Scalpore in senso positivo, ovviamente. Eppure, la Società Calcio Napoli, nella sua storia, ormai quasi centenaria, era comunque stata avvezza ad avere campioni di un certo rango, di un certo spessore. Si pensi a Sivori ed Altafini. Si pensi a Dino Zoff e a tanti altri. Per esempio, nell’epoca A.M., avanti Maradona, c’era stato persino, a ricoprire il ruolo di terzino sinistro, l’olandese Rudy Krol. Ma il punto non è questo, il punto è quello che accade nell’epoca D.M., dopo Maradona.
Quello che lo stesso argentino aveva lasciato, non tanto come ricordo ma come impronta indelebile. Quello stadio pieno tutto per lui in quella particolare presentazione e per un semplice motivo: perché erano contenti di avere e quindi di andare a vedere il talentuoso giocatore? Certo che sì, ma ci sarebbe dell’altro: che all’epoca, sotto il Vesuvio, nessuno poteva credere ai propri occhi. Nessuno poteva realmente credere che quell’alieno fosse atterrato in una squadra, fino a quel momento, non aveva vinto nulla d’importante.

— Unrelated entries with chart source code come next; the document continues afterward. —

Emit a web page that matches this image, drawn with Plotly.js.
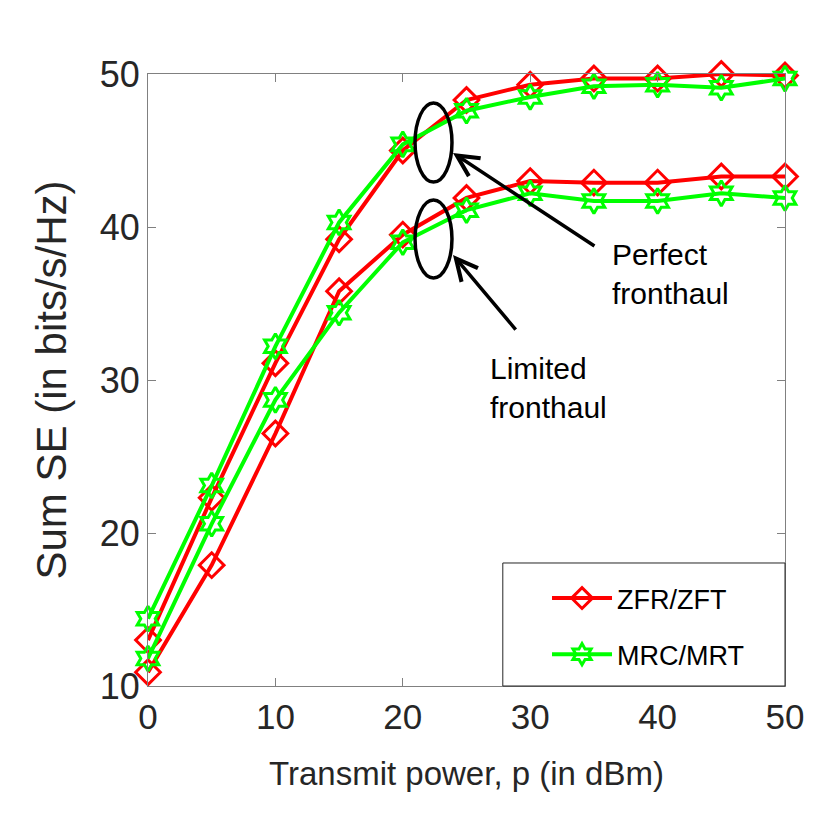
<!DOCTYPE html>
<html><head><meta charset="utf-8">
<script src="https://cdn.plot.ly/plotly-3.0.1.min.js"></script>
<style>html,body{margin:0;padding:0;background:#fff}#chart{width:830px;height:830px}</style>
</head><body><div id="chart"></div>
<script>
const powerDbm = [0, 5, 10, 15, 20, 25, 30, 35, 40, 45, 50];
const zfrPerfect = [13.0, 22.3, 31.1, 39.2, 45.0, 48.3, 49.3, 49.7, 49.7, 50.0, 49.9];
const mrcPerfect = [14.4, 23.1, 32.2, 40.3, 45.4, 47.6, 48.5, 49.2, 49.3, 49.1, 49.7];
const zfrLimited = [10.9, 17.9, 26.5, 35.8, 39.5, 41.9, 43.0, 42.9, 42.9, 43.3, 43.3];
const mrcLimited = [11.8, 20.6, 28.7, 34.4, 39.0, 41.1, 42.2, 41.7, 41.7, 42.2, 41.9];
const seriesNames = ['ZFR/ZFT', 'MRC/MRT'];
const xTicks = [0, 10, 20, 30, 40, 50];
const yTicks = [10, 20, 30, 40, 50];

const sans = 'Liberation Sans, Arial, sans-serif';
const RED = '#ff0000', GREEN = '#00ff00';

function tr(y, name, color, symbol, show, group) {
  return {
    x: powerDbm, y: y, name: name, type: 'scatter', mode: 'lines+markers',
    showlegend: show, legendgroup: group, cliponaxis: false,
    line: {color: color, width: 4},
    marker: {symbol: symbol, size: symbol.startsWith('diamond') ? 19 : 19,
             color: color, line: {color: color, width: 3}}
  };
}
const data = [
  tr(zfrPerfect, seriesNames[0], RED, 'diamond-open', true, 'a'),
  tr(mrcPerfect, seriesNames[1], GREEN, 'hexagram-open', true, 'b'),
  tr(zfrLimited, seriesNames[0], RED, 'diamond-open', false, 'a'),
  tr(mrcLimited, seriesNames[1], GREEN, 'hexagram-open', false, 'b')
];

const axisCommon = {
  showgrid: false, zeroline: false, showline: true, linecolor: '#808080', linewidth: 1,
  mirror: 'ticks', ticks: 'inside', ticklen: 8, tickcolor: '#808080', tickwidth: 1
};

const layout = {
  width: 830, height: 830,
  margin: {l: 148, r: 45, t: 74, b: 144},
  paper_bgcolor: '#fff', plot_bgcolor: '#fff',
  showlegend: true,
  xaxis: Object.assign({}, axisCommon, {
    range: [0, 50], tickvals: xTicks, ticktext: xTicks.map(String),
    tickfont: {family: sans, size: 35, color: '#262626'},
    title: {text: 'Transmit power, p (in dBm)', font: {family: sans, size: 33, color: '#262626'}, standoff: 26}
  }),
  yaxis: Object.assign({}, axisCommon, {
    range: [10, 50], tickvals: yTicks, ticktext: yTicks.map(String),
    tickfont: {family: sans, size: 36, color: '#262626'},
    title: {text: 'Sum SE (in bits/s/Hz)', font: {family: sans, size: 42, color: '#262626'}, standoff: 20}
  }),
  legend: {
    x: 0.6264, xanchor: 'left', y: 0.0114, yanchor: 'bottom',
    bgcolor: 'rgba(0,0,0,0)', borderwidth: 0,
    font: {family: sans, size: 27, color: '#000'},
    itemwidth: 60, traceorder: 'grouped', tracegroupgap: 18
  },
  shapes: [
    {type: 'rect', xref: 'paper', yref: 'paper', x0: 0.557, x1: 1, y0: 0, y1: 0.201,
     fillcolor: '#fff', line: {color: '#262626', width: 1}, layer: 'above'},
    {type: 'circle', xref: 'x', yref: 'y', x0: 20.96, x1: 23.86, y0: 42.94, y1: 48.1,
     line: {color: '#000', width: 3.5}},
    {type: 'circle', xref: 'x', yref: 'y', x0: 20.96, x1: 23.86, y0: 36.67, y1: 41.76,
     line: {color: '#000', width: 3.5}}
  ],
  annotations: [
    {x: 23.94, y: 44.84, ax: 35.16, ay: 38.69, xref: 'x', yref: 'y', axref: 'x', ayref: 'y',
     text: '', showarrow: true, arrowhead: 5, arrowsize: 1.2, arrowwidth: 3.5, arrowcolor: '#000'},
    {x: 23.94, y: 38.17, ax: 28.96, ay: 33.2, xref: 'x', yref: 'y', axref: 'x', ayref: 'y',
     text: '', showarrow: true, arrowhead: 5, arrowsize: 1.2, arrowwidth: 3.5, arrowcolor: '#000'},
    {x: 36.26, y: 36.9, xref: 'x', yref: 'y', xanchor: 'left', yanchor: 'middle', align: 'left',
     text: 'Perfect<br>fronthaul', showarrow: false, font: {family: sans, size: 30, color: '#000'}},
    {x: 26.7, y: 29.5, xref: 'x', yref: 'y', xanchor: 'left', yanchor: 'middle', align: 'left',
     text: 'Limited<br>fronthaul', showarrow: false, font: {family: sans, size: 30, color: '#000'}}
  ]
};
Plotly.newPlot('chart', data, layout, {displayModeBar: false, staticPlot: true});
</script></body></html>
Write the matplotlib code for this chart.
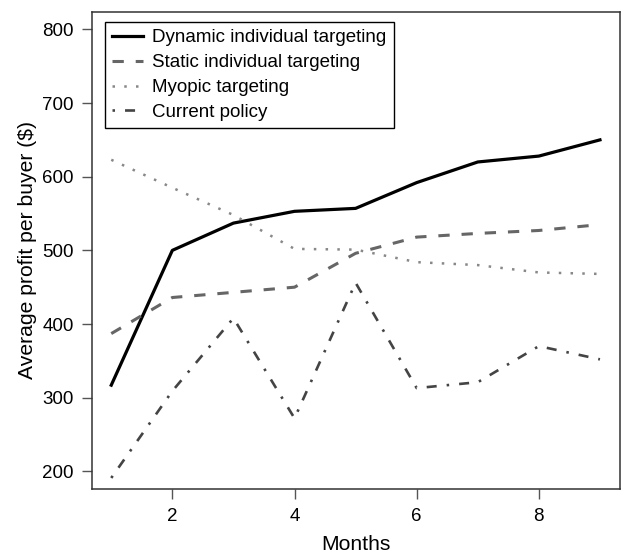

Ma ultimamente, proprio su quell’acquisto più clamoroso della storia del calcio, ha rilasciato delle interessanti dichiarazioni qualcuno in particolare:
“Non avevamo neppure quelli”. Il Riferimento sono i famosi soldi per pagare il cartellino dell’asso argentino proveniente dal Barcellona. Ha svelarlo, come detto negli ultimi giorni, è stato proprio Corrado Ferlaino, 93 anni, e con la lucidità dei tempi migliori, accompagnato da sua figlia Cristiana all’evento dedicato ai 40 anni dall’arrivo di Maradona che si è tenuto qualche giorno fa a Napoli. “Noi arrivammo a quasi 4 miliardi, il resto fu messo in modo molto creativo dai vertici del Banco di Napoli in una fidejussione fatta in pochissime ore”.
Una fidejussione fatta in pochissime ore e per molti versi anche insperata. Ma il vero protagonista di quello che fu il vero colpo di mercato dell’estate del 1984 fu il dirigente Antonio Juliano, per tutti ‘Totonno’, che riuscì nell’impresa di portare Diego a Napoli. Totonno, in passato, fu la bandiera del calcio Napoli e precisamente in un’epoca in cui, ripetiamo, la squadra aveva più volte tentato di vincere il tricolore senza mai e poi mai riuscirci. Poi dopo la storia incominciò veramente a cambiare.